**** Recorded data
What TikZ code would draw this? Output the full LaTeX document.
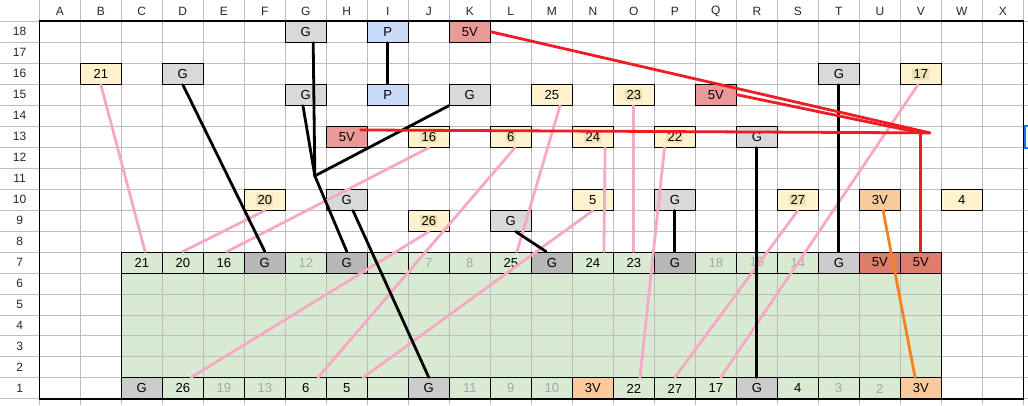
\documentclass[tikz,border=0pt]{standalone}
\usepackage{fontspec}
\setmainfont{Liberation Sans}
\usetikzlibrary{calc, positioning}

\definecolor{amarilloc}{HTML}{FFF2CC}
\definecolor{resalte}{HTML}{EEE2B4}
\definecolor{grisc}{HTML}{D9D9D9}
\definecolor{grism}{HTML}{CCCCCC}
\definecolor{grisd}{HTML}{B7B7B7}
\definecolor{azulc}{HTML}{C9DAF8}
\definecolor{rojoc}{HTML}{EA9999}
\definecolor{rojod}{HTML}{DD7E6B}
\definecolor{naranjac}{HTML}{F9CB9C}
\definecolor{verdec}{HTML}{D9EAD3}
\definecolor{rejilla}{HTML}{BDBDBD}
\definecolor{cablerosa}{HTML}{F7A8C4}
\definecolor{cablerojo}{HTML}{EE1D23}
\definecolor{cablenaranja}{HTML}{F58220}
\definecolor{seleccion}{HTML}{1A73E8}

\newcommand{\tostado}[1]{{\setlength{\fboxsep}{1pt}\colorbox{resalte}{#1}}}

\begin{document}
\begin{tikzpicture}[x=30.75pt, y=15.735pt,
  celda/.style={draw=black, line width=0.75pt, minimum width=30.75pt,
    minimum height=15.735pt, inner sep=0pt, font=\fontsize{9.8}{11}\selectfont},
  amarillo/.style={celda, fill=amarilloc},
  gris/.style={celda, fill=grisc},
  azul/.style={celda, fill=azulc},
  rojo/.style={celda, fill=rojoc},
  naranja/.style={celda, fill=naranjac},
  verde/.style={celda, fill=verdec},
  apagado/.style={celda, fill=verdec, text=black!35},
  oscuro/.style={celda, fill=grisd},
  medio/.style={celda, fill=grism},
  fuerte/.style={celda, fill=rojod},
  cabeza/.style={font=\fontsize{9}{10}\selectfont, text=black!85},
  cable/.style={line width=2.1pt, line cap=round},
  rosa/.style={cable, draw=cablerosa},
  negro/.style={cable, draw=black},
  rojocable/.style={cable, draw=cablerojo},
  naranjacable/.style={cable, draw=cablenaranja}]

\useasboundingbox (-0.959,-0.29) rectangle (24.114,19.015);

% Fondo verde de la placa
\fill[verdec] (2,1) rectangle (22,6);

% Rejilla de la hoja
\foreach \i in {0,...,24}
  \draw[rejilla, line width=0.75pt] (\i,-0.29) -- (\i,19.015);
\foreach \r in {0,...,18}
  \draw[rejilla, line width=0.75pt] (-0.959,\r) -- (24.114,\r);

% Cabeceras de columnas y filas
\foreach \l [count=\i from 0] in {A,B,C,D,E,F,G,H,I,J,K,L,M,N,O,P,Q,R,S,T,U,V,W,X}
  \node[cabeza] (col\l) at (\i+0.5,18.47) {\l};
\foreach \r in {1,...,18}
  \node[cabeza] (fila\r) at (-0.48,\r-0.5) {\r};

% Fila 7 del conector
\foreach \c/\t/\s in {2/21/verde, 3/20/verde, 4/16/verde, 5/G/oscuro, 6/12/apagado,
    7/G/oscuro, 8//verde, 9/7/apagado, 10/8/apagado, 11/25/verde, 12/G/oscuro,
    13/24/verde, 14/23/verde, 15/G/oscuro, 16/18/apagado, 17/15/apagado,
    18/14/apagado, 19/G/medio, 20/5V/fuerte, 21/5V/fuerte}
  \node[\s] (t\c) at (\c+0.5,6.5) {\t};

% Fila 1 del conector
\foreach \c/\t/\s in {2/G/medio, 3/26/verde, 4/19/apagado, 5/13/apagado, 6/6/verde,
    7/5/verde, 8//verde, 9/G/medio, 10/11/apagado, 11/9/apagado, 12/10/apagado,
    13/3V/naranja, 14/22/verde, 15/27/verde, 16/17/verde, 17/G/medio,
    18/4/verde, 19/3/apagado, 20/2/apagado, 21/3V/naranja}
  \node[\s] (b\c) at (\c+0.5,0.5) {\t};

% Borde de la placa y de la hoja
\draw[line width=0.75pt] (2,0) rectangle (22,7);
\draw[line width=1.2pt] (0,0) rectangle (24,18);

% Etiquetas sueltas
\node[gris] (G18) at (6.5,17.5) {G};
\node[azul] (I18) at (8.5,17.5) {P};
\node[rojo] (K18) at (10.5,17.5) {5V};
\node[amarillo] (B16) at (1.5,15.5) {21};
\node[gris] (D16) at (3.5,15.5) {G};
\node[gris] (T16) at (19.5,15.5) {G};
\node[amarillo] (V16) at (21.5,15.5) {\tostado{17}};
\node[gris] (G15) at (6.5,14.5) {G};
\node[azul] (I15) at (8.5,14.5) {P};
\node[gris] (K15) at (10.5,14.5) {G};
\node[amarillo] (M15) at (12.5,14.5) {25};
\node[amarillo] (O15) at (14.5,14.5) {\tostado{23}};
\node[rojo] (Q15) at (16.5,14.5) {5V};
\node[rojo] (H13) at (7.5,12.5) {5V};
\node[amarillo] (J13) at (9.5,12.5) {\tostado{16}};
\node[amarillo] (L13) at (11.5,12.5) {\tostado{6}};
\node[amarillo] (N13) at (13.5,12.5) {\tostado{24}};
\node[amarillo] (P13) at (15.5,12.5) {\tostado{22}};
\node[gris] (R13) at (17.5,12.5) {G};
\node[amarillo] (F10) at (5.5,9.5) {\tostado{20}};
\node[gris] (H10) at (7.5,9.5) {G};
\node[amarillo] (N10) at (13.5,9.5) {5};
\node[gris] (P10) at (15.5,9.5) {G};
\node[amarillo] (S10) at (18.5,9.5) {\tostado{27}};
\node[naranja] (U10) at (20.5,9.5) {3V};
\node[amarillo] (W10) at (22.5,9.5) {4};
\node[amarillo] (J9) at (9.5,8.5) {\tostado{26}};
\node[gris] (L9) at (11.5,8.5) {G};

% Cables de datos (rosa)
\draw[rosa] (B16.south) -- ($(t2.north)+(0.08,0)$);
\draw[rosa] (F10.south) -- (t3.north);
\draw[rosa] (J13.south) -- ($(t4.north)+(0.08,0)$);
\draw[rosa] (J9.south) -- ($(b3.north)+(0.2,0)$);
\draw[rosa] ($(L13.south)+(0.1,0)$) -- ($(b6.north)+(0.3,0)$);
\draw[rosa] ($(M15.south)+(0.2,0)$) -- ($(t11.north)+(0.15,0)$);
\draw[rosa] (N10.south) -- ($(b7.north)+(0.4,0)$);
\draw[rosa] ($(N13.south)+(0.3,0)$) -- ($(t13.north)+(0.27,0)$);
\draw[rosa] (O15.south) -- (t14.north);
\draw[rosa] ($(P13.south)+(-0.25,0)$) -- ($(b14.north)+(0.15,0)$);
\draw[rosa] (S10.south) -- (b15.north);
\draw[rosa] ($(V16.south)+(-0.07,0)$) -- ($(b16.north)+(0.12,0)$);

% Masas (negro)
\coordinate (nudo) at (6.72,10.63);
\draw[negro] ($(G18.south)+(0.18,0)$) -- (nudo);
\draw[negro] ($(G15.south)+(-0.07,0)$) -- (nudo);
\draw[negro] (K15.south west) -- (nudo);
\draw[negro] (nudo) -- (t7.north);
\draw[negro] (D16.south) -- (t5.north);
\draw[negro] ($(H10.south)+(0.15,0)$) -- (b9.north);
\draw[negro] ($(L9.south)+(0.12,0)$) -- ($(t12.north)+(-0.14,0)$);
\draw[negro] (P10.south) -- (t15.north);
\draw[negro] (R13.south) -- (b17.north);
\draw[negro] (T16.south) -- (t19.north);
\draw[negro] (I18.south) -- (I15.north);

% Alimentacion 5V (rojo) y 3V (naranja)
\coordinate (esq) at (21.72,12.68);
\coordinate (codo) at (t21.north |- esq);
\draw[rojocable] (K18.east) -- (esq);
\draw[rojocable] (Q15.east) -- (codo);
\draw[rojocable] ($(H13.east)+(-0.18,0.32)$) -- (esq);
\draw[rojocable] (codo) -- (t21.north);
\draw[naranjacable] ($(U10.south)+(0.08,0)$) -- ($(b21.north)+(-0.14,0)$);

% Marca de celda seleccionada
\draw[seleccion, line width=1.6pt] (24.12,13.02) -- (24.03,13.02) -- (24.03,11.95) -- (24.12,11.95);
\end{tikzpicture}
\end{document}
********
### Task prompt
Take the material above from its first line through the line holding "(fila\r) at (-0.48,\r-0.5)" and set it down exactly, without the pictures.

### The completed task
What TikZ code would draw this? Output the full LaTeX document.
\documentclass[tikz,border=0pt]{standalone}
\usepackage{fontspec}
\setmainfont{Liberation Sans}
\usetikzlibrary{calc, positioning}

\definecolor{amarilloc}{HTML}{FFF2CC}
\definecolor{resalte}{HTML}{EEE2B4}
\definecolor{grisc}{HTML}{D9D9D9}
\definecolor{grism}{HTML}{CCCCCC}
\definecolor{grisd}{HTML}{B7B7B7}
\definecolor{azulc}{HTML}{C9DAF8}
\definecolor{rojoc}{HTML}{EA9999}
\definecolor{rojod}{HTML}{DD7E6B}
\definecolor{naranjac}{HTML}{F9CB9C}
\definecolor{verdec}{HTML}{D9EAD3}
\definecolor{rejilla}{HTML}{BDBDBD}
\definecolor{cablerosa}{HTML}{F7A8C4}
\definecolor{cablerojo}{HTML}{EE1D23}
\definecolor{cablenaranja}{HTML}{F58220}
\definecolor{seleccion}{HTML}{1A73E8}

\newcommand{\tostado}[1]{{\setlength{\fboxsep}{1pt}\colorbox{resalte}{#1}}}

\begin{document}
\begin{tikzpicture}[x=30.75pt, y=15.735pt,
  celda/.style={draw=black, line width=0.75pt, minimum width=30.75pt,
    minimum height=15.735pt, inner sep=0pt, font=\fontsize{9.8}{11}\selectfont},
  amarillo/.style={celda, fill=amarilloc},
  gris/.style={celda, fill=grisc},
  azul/.style={celda, fill=azulc},
  rojo/.style={celda, fill=rojoc},
  naranja/.style={celda, fill=naranjac},
  verde/.style={celda, fill=verdec},
  apagado/.style={celda, fill=verdec, text=black!35},
  oscuro/.style={celda, fill=grisd},
  medio/.style={celda, fill=grism},
  fuerte/.style={celda, fill=rojod},
  cabeza/.style={font=\fontsize{9}{10}\selectfont, text=black!85},
  cable/.style={line width=2.1pt, line cap=round},
  rosa/.style={cable, draw=cablerosa},
  negro/.style={cable, draw=black},
  rojocable/.style={cable, draw=cablerojo},
  naranjacable/.style={cable, draw=cablenaranja}]

\useasboundingbox (-0.959,-0.29) rectangle (24.114,19.015);

% Fondo verde de la placa
\fill[verdec] (2,1) rectangle (22,6);

% Rejilla de la hoja
\foreach \i in {0,...,24}
  \draw[rejilla, line width=0.75pt] (\i,-0.29) -- (\i,19.015);
\foreach \r in {0,...,18}
  \draw[rejilla, line width=0.75pt] (-0.959,\r) -- (24.114,\r);

% Cabeceras de columnas y filas
\foreach \l [count=\i from 0] in {A,B,C,D,E,F,G,H,I,J,K,L,M,N,O,P,Q,R,S,T,U,V,W,X}
  \node[cabeza] (col\l) at (\i+0.5,18.47) {\l};
\foreach \r in {1,...,18}
  \node[cabeza] (fila\r) at (-0.48,\r-0.5) {\r};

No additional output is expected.